There's nothing wrong with that. But it leaves those who currently own the industry, and who, through new copyright legislation and DRM locks, want to make sure their control over both storytellers and what reaches mass audiences continues -- well, it leaves them in complete control.

In the same way that Bell and Rogers want control of bandwidth to prevent Netflix and others from staking a claim to their VOD gold field and are locking up content like NFL games for delivery to mobile devices, they see little need to find audiences for storytellers who don't want their creative work owned by someone else.

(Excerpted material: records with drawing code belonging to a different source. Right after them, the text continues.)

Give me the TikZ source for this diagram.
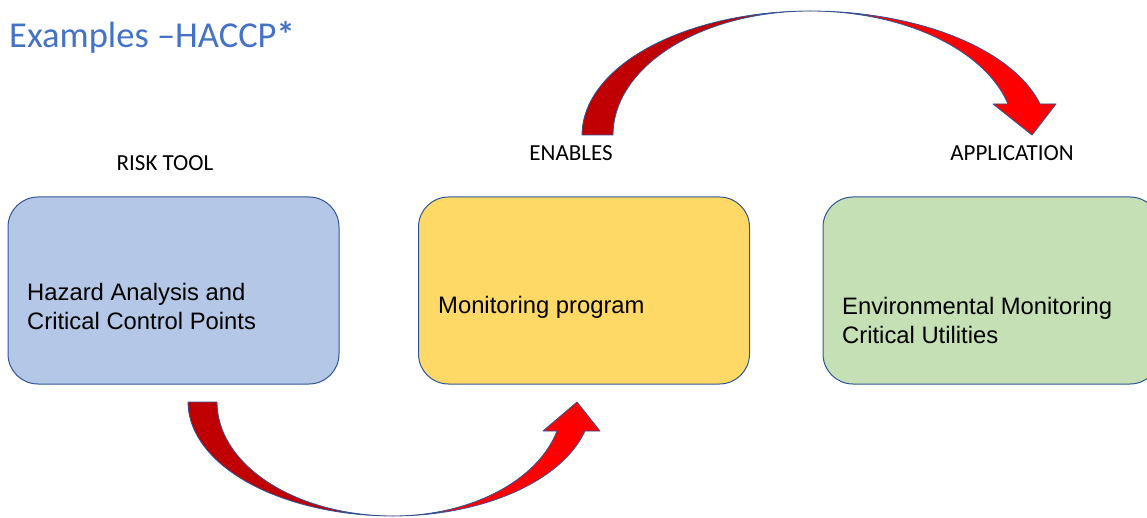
\documentclass[tikz,border=0pt]{standalone}
\usepackage{fontspec}
\setmainfont{Carlito}
\newfontfamily\boxfont{Liberation Sans}
\definecolor{titleblue}{HTML}{4472C4}
\definecolor{edgeblue}{HTML}{2F5597}
\definecolor{riskfill}{HTML}{B4C7E7}
\definecolor{monfill}{HTML}{FFD966}
\definecolor{appfill}{HTML}{C5E0B4}
\definecolor{darkred}{HTML}{C00000}
\definecolor{brightred}{HTML}{FF0000}
\begin{document}
\begin{tikzpicture}[x=1pt,y=-1pt,
  box/.style={draw=edgeblue, line width=1pt, rounded corners=30pt, minimum width=331pt, minimum height=187pt, inner sep=0pt},
  boxtext/.style={anchor=west, align=left, inner sep=0pt, font=\boxfont\fontsize{23.8}{29}\selectfont},
  head/.style={font=\fontsize{23}{27}\selectfont, inner sep=0pt},
  bandA/.style={fill=darkred, draw=edgeblue, line width=0.8pt, line join=round},
  bandB/.style={fill=brightred, draw=edgeblue, line width=0.8pt, line join=round}]
\useasboundingbox (0,0) rectangle (1147,518);
\clip (0,0) rectangle (1147,518);

% title
\node[anchor=west, inner sep=0pt, text=titleblue, font=\fontsize{36.5}{40}\selectfont] (title) at (9,37) {Examples –HACCP\textbf{*}};

% column headings
\node[head] (h1) at (165,163) {RISK TOOL};
\node[head] (h2) at (571,153) {ENABLES};
\node[head] (h3) at (1012,153) {APPLICATION};

% boxes
\node[box, fill=riskfill] (risk) at (173.5,290.5) {};
\node[box, fill=monfill] (mon) at (584,290.5) {};
\node[box, fill=appfill, minimum width=337pt] (app) at (991.5,290.5) {};

\node[boxtext] (t1) at (27,306.5) {Hazard Analysis and\\Critical Control Points};
\node[boxtext] (t2) at (438,307.5) {Monitoring program};
\node[boxtext] (t3) at (842,320) {Environmental Monitoring\\Critical Utilities};

% lower curved arrow: risk tool -> monitoring program
\path[bandA] plot[domain=180:90, samples=40] ({393+205*cos(\x)},{402+114*sin(\x)})
  -- plot[domain=90:180, samples=40] ({393+176*cos(\x)},{402+114*sin(\x)}) -- cycle;
\path[bandB] plot[domain=90:14.74, samples=40] ({393+198.5*cos(\x)},{402+114*sin(\x)})
  -- (600,431) -- (577,402) -- (543,431)
  -- plot[domain=14.74:90, samples=40] ({393+169.6*cos(\x)},{402+114*sin(\x)}) -- cycle;

% upper curved arrow: monitoring program -> application
\path[bandA] plot[domain=180:270, samples=40] ({810+228*cos(\x)},{135+124*sin(\x)})
  -- plot[domain=270:180, samples=40] ({810+197*cos(\x)},{135+124*sin(\x)}) -- cycle;
\path[bandB] plot[domain=270:345.52, samples=40] ({810+237.6*cos(\x)},{135+124*sin(\x)})
  -- (1056,104) -- (1032,135) -- (993,104)
  -- plot[domain=345.52:270, samples=40] ({810+204.5*cos(\x)},{135+124*sin(\x)}) -- cycle;
\end{tikzpicture}
\end{document}
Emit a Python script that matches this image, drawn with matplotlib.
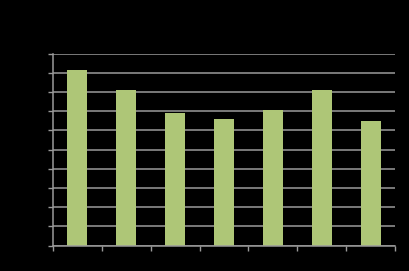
import matplotlib
matplotlib.use("Agg")
import matplotlib.pyplot as plt
import numpy as np

categories = ["1", "2", "3", "4", "5", "6", "7"]
values = [9.15, 8.1, 6.92, 6.57, 7.07, 8.1, 6.48]
yticks = list(range(0, 11))

fig = plt.figure(figsize=(4.09, 2.71), dpi=100, facecolor="black")
ax = fig.add_axes([53/409, (271-245.5)/271, (395-53)/409, (245.5-53.5)/271])
ax.set_facecolor("black")

x = np.arange(len(categories))
ax.bar(x, values, width=0.41, color="#AEC677", zorder=3)

grid_c = "#9a9a9a"
ax.set_ylim(0, 10)
ax.set_xlim(-0.5, len(categories) - 0.5)
ax.set_yticks(yticks)
ax.set_yticklabels([])
ax.set_xticks(np.arange(-0.5, len(categories), 1.0))
ax.set_xticklabels([])
ax.grid(axis="y", color=grid_c, linewidth=1.1, zorder=1)
ax.tick_params(axis="both", colors=grid_c, length=3.5, width=1.0, direction="out")
for s in ["top", "right"]:
    ax.spines[s].set_visible(False)
for s in ["left", "bottom"]:
    ax.spines[s].set_color(grid_c)
    ax.spines[s].set_linewidth(1.1)
    ax.spines[s].set_zorder(4)

fig.savefig("out.png", dpi=100, facecolor="black")
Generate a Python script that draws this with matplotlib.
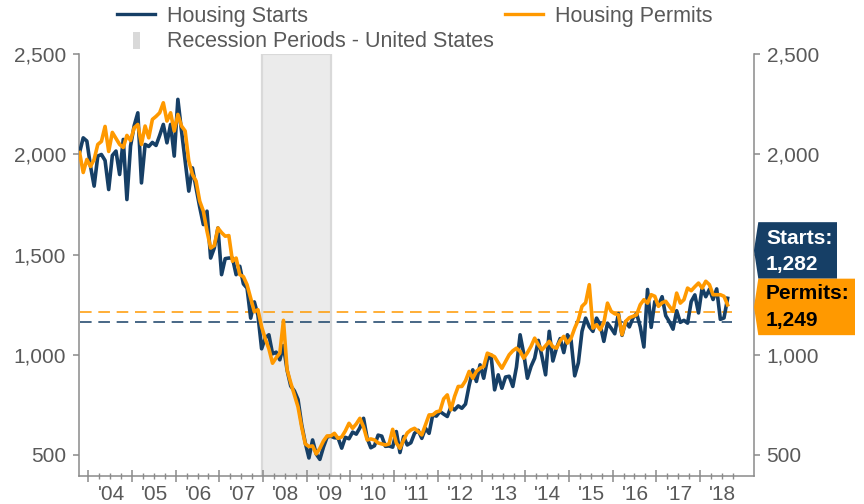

The entrepreneurs who built the original film industry, on the other hand, all came from outside it. Adolf Zukor, who founded Paramount, began his professional life as a furrier. The original Warner Brothers ran an ice cream stand and a bowling alley. Louis (MGM) Mayer bought and sold scrap metal.

Therefore, they approached the business from the point of view of making their customers and suppliers happy to keep them coming back.

That's a much different philosophy from the corporate mentalities of Shaw, Rogers or Bell, which demand that their content be amortized over as many platforms they can charge new fees to access as possible.

Their goal is not to support the storyteller or enrich the lives of their customers, but to increase their bottom lines and improve shareholder profits.

That's not an environment where new, groundbreaking or risky ventures can survive, let alone lead to the construction of a creative industry that can be more than a hobby and evolve something economically substantial for the country as a whole.

What "Moguls and Movie Stars" illustrates is that unless government money and policy backs those who create and innovate the next Hollywood will be built elsewhere and Canadians will remain consumers of cultures not our own.